According to Ukrainian media, only the website was affected, the app itself was working.

The Ukrainian authority for data security announced on Facebook in the morning that no personal data of Ukrainians was leaked during the attacks.

In order to prevent the attack from spreading and to localize the technical problem, other state websites were taken offline.

There was initially no official information about the background to the attacks.

The Ukrainian secret service said it was investigating the incident.
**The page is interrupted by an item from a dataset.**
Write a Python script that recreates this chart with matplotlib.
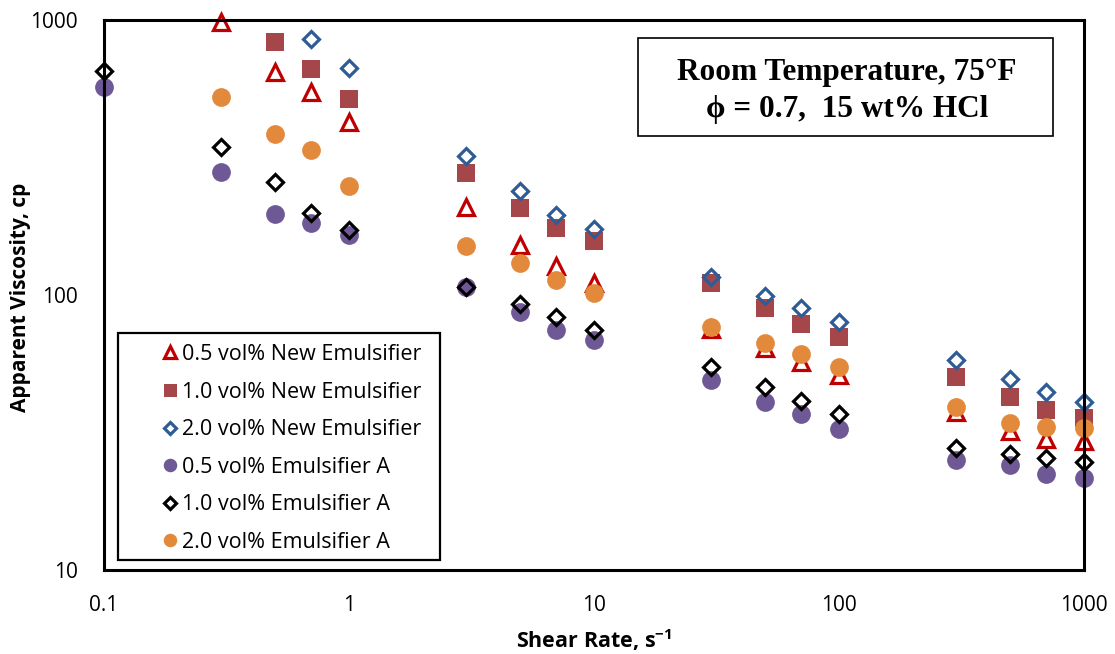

The text on the website of the Ministry of Foreign Affairs, addressed to Ukrainians, says: “This is for your past, present and future. For Volhynia, the OUN UPA, for Galicia, for Polesia and for the historical areas.” This text alludes to Polish-Ukrainian conflicts. During the Second World War, bloody clashes broke out between Ukrainian and Polish partisans in the aforementioned regions in western Ukraine, during which primarily Ukrainian nationalists of the so-called Ukrainian Insurgent Army (UPA) carried out massacres on the Polish civilian population. However, the expression of the "historical areas" corresponds to the Russian usage; it was also used by President Putin to describe Ukraine.

Since the beginning of the Russian aggression against Ukraine in 2014, there have been repeated attacks on Ukrainian internet resources.

Russian hackers first drew attention to themselves in an international conflict in 2007.

At the time, government and bank websites in Estonia were attacked after a Soviet war memorial in the capital Tallinn was moved from the center to a war graves cemetery on the outskirts of the city, despite Russian protests.